The value of R-square is always between 0 and 1, where 0 means that the model does not model explain any variability in the target variable (Y) and 1 meaning it explains full variability in the target variable.


In [9]:
lreg.score(x_cv,y_cv)

0.3184339327541229

In this case, R² is 32%, meaning, only 32% of variance in sales is explained by year of establishment and MRP. In other words, if you know year of establishment and the MRP, you’ll have 32% information to make an accurate prediction about its sales.

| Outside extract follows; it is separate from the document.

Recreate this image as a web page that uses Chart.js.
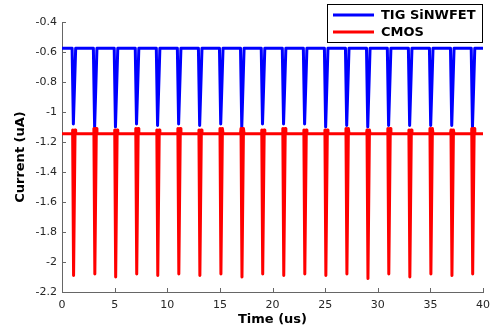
<!DOCTYPE html>
<html>
<head>
<meta charset="utf-8">
<script src="https://cdn.jsdelivr.net/npm/chart.js@4.4.0/dist/chart.umd.min.js"></script>
<style>
html,body{margin:0;padding:0;background:#fff;}
canvas{display:block;}
</style>
</head>
<body>
<canvas id="c" width="493" height="335"></canvas>
<script>
// ---- data ----
const seriesLabels = ["TIG SiNWFET", "CMOS"];
const seriesColors = ["#0000ff", "#ff0000"];
const timeStart = 0, timeEnd = 40;                 // us
const spikeTimes = [1.08, 3.1, 5.08, 7.08, 9.08, 11.08, 13.08, 15.08, 17.08, 19.05,
                    21.05, 23.05, 25.05, 27.05, 29.05, 31.03, 33.03, 35.03, 37.03, 39.0];
const blueBase = -0.575;
const blueMin = [-1.08, -1.10, -1.10, -1.08, -1.09, -1.08, -1.09, -1.08, -1.10, -1.08,
                 -1.08, -1.08, -1.10, -1.09, -1.10, -1.09, -1.09, -1.09, -1.09, -1.10];
const redBase = -1.145;
const redBump = [-1.12, -1.11, -1.12, -1.11, -1.12, -1.11, -1.12, -1.11, -1.11, -1.12,
                 -1.11, -1.12, -1.12, -1.11, -1.12, -1.11, -1.12, -1.11, -1.12, -1.11];
const redMin = [-2.09, -2.08, -2.10, -2.08, -2.09, -2.08, -2.09, -2.08, -2.10, -2.08,
                -2.09, -2.08, -2.09, -2.08, -2.11, -2.08, -2.10, -2.08, -2.09, -2.08];
const xTicks = [0, 5, 10, 15, 20, 25, 30, 35, 40];
const yTicks = [-2.2, -2, -1.8, -1.6, -1.4, -1.2, -1, -0.8, -0.6, -0.4];

// build waveform tables from the spike lists
function buildBlue() {
  const pts = [{x: timeStart, y: blueBase}];
  spikeTimes.forEach((t, i) => {
    pts.push({x: t - 0.12, y: blueBase});
    pts.push({x: t, y: blueMin[i]});
    pts.push({x: t + 0.22, y: blueBase});
  });
  pts.push({x: timeEnd, y: blueBase});
  return pts;
}
function buildRed() {
  const pts = [{x: timeStart, y: redBase}];
  spikeTimes.forEach((t, i) => {
    pts.push({x: t - 0.12, y: redBase});
    pts.push({x: t - 0.07, y: redBump[i]});
    pts.push({x: t + 0.02, y: redMin[i]});
    pts.push({x: t + 0.16, y: redBump[i]});
    pts.push({x: t + 0.22, y: redBase});
  });
  pts.push({x: timeEnd, y: redBase});
  return pts;
}

const axisColor = '#666666';
const tickTextColor = '#262626';

const innerTicks = {
  id: 'innerTicks',
  afterDraw(chart) {
    const ctx = chart.ctx, xs = chart.scales.x, ys = chart.scales.y;
    const a = chart.chartArea;
    ctx.save();
    ctx.strokeStyle = axisColor;
    ctx.lineWidth = 1;
    ctx.beginPath();
    xTicks.forEach(v => {
      const px = Math.round(xs.getPixelForValue(v)) + 0.5;
      ctx.moveTo(px, a.bottom); ctx.lineTo(px, a.bottom - 4);
    });
    yTicks.forEach(v => {
      const py = Math.round(ys.getPixelForValue(v)) + 0.5;
      ctx.moveTo(a.left, py); ctx.lineTo(a.left + 4, py);
    });
    ctx.stroke();
    ctx.restore();
  }
};

const boxLegend = {
  id: 'boxLegend',
  afterDraw(chart) {
    const ctx = chart.ctx;
    ctx.save();
    const bx = 327.5, by = 4.5, bw = 155, bh = 38;
    ctx.fillStyle = '#ffffff';
    ctx.fillRect(bx, by, bw, bh);
    ctx.strokeStyle = '#000000';
    ctx.lineWidth = 1;
    ctx.strokeRect(bx, by, bw, bh);
    ctx.font = 'bold 13px "DejaVu Sans"';
    ctx.textBaseline = 'middle';
    const rows = [15, 32];
    seriesLabels.forEach((lab, i) => {
      ctx.strokeStyle = seriesColors[i];
      ctx.lineWidth = 3;
      ctx.beginPath();
      ctx.moveTo(333, rows[i]); ctx.lineTo(374, rows[i]);
      ctx.stroke();
      ctx.fillStyle = '#000000';
      ctx.fillText(lab, 381, rows[i] + 1);
    });
    ctx.restore();
  }
};

new Chart(document.getElementById('c'), {
  type: 'line',
  data: {
    datasets: [
      {label: seriesLabels[0], data: buildBlue(), borderColor: seriesColors[0], borderWidth: 3,
       pointRadius: 0, tension: 0, fill: false, order: 1, borderJoinStyle: 'round', borderCapStyle: 'round'},
      {label: seriesLabels[1], data: buildRed(), borderColor: seriesColors[1], borderWidth: 3,
       pointRadius: 0, tension: 0, fill: false, order: 0, borderJoinStyle: 'round', borderCapStyle: 'round'}
    ]
  },
  options: {
    responsive: false,
    animation: false,
    devicePixelRatio: 1,
    parsing: false,
    layout: {padding: {top: 22, right: 10, left: 0, bottom: 0}},
    plugins: {legend: {display: false}, tooltip: {enabled: false}},
    scales: {
      x: {
        type: 'linear', min: timeStart, max: timeEnd,
        afterBuildTicks: s => { s.ticks = xTicks.map(v => ({value: v})); },
        afterFit: s => { s.height = 43; s.paddingRight = 0; s.paddingLeft = 0; },
        grid: {display: false, drawTicks: false},
        border: {display: true, color: axisColor, width: 1},
        ticks: {color: tickTextColor, font: {family: '"DejaVu Sans"', size: 11}, padding: 7,
                maxRotation: 0, callback: v => String(v)},
        title: {display: true, text: 'Time (us)', color: '#000',
                font: {family: '"DejaVu Sans"', size: 13, weight: 'bold'}, padding: {top: 0, bottom: 8}}
      },
      y: {
        type: 'linear', min: -2.2, max: -0.4,
        afterBuildTicks: s => { s.ticks = yTicks.map(v => ({value: v})); },
        afterFit: s => { s.width = 62; },
        grid: {display: false, drawTicks: false},
        border: {display: true, color: axisColor, width: 1},
        ticks: {color: tickTextColor, font: {family: '"DejaVu Sans"', size: 11}, padding: 5,
                callback: v => String(Number(v.toFixed(1)))},
        title: {display: true, text: 'Current (uA)', color: '#000',
                font: {family: '"DejaVu Sans"', size: 13, weight: 'bold'}, padding: {top: 13, bottom: 0}}
      }
    }
  },
  plugins: [innerTicks, boxLegend]
});
</script>
</body>
</html>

# Linear Regression with multiple variables
---

In [23]:
X = train.loc[:,['Outlet_Establishment_Year','Item_MRP','Item_Weight']]
x_train, x_cv, y_train, y_cv = train_test_split(X,train.Item_Outlet_Sales)
lreg.fit(x_train,y_train)

ValueError: Input contains NaN, infinity or a value too large for dtype('float64').

During running this code we get an error "ValueError: Input contains NaN, infinity or a value too large for dtype('float64')."
It produces an error, because item weights column have some missing values. So let us impute it with the mean of other non-null entries.

In [24]:
train['Item_Weight'].fillna((train['Item_Weight'].mean()), inplace=True)
X = train.loc[:,['Outlet_Establishment_Year','Item_MRP','Item_Weight']]
x_train, x_cv, y_train, y_cv = train_test_split(X,train.Item_Outlet_Sales)
lreg.fit(x_train,y_train)

# Predecting on cv
pred = lreg.predict(x_cv)

# Calculating mse
mse = np.mean((pred - y_cv)**2)
mse

1992082.675126109

In [12]:
# Calculating Coefficients
coeff = DataFrame(x_train.columns)
coeff['Coefficient Estimate'] = Series(lreg.coef_)
coeff

Unnamed: 0,0,Coefficient Estimate
0,Outlet_Establishment_Year,-9.284013
1,Item_MRP,15.452276
2,Item_Weight,-3.096755


In [13]:
# Calculating R-square
lreg.score(x_cv,y_cv)

0.33067711577344805

Therefore we can see that the mse is further reduced.

# Adjusted R-square
---
The only drawback of R2 is that if new predictors (X) are added to our model, R2 only increases or remains constant but it never decreases. We can not judge that by increasing complexity of our model, are we making it more accurate?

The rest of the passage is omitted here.